Joshua, thanks for your question. We did add about 3% to our headcount during 2013 very selectively. Now that's a mixture of different things. It is investments in some of our highest margin businesses which you've heard us talk about. It's also we've increased our headcount in Mumbai which is our processing and analytical center we have where we basically have been moving roles from high cost locations into the Mumbai base and that can actually have over time a positive impact on our cost base. So, I had said all along to you that we are a growing company, okay. We need to be a growing company and we're trying to grow our top line by mid single digits. We grew our revenues 5%, we grew our headcount to 3% and my expectation is as we drive our productivity improvements, we will continue to see, as I hope, strong revenue growth and productivity effects which will start to mean we're able to drive that revenue growth without driving the headcount at exactly the same pace. But during the year we grew by 3%. But as I say that's a mixture of multiple different things, many of them hiring key people to drive revenues going forward; others hiring people to enable us to manage our overall expenses. Again, I want to emphasize that our focus is on growing our cash flow every year because that is what we believe drives shareholder value. And so we're very much focused on that metrics.

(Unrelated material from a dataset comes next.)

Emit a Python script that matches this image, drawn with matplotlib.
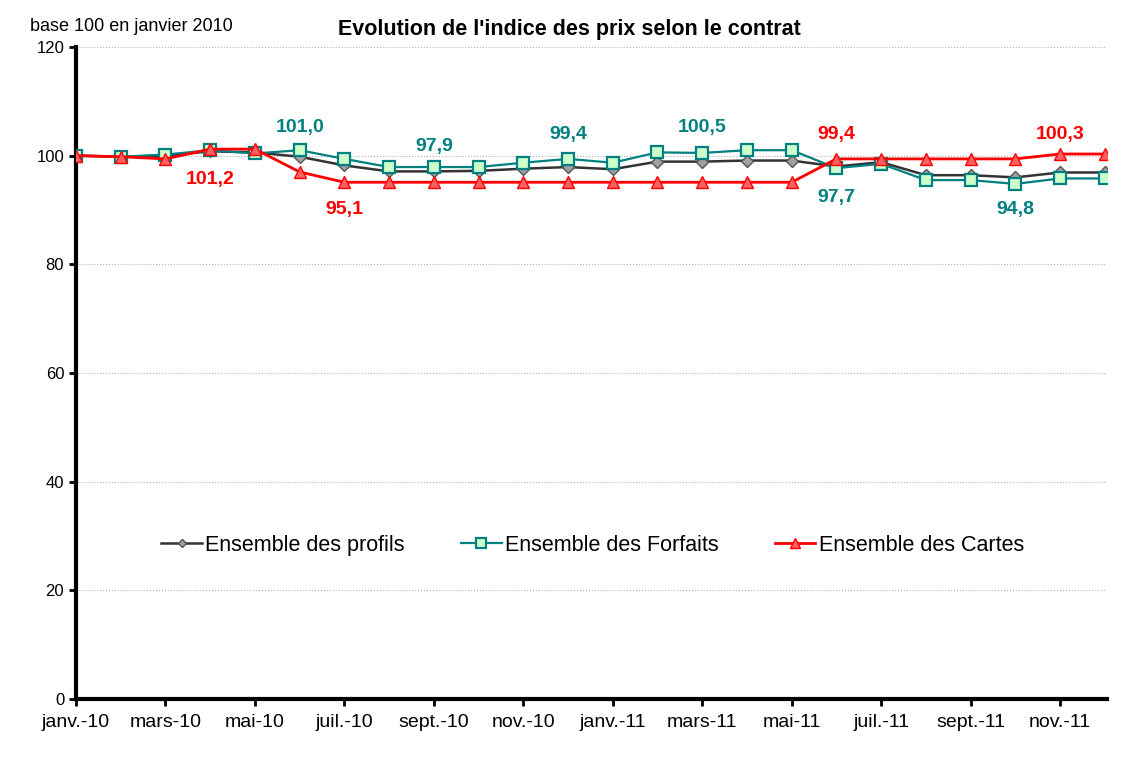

Joshua Shanker - Deutsche Bank AG

I'm totally sympathetic with the cash flow argument, just trying to understand a little better. Should we expect probably to net add personnel in 2014?

Dominic J. Casserley

I would not be surprised if we did.

Joshua Shanker - Deutsche Bank AG

Okay. I appreciate the candid answers. Thank you very much and good luck in the next year.

Dominic J. Casserley

Thanks very much. Thank you.

Operator

There are no other questions from the phone lines at this time, sir.

Dominic J. Casserley

Thanks very much. Thank you very much everybody for taking part in our call. We greatly appreciate your interest in our firm and we look forward to talking to you about our progress in 2014.

Operator

This does conclude the conference for today. All participants may disconnect at this time. Thank you.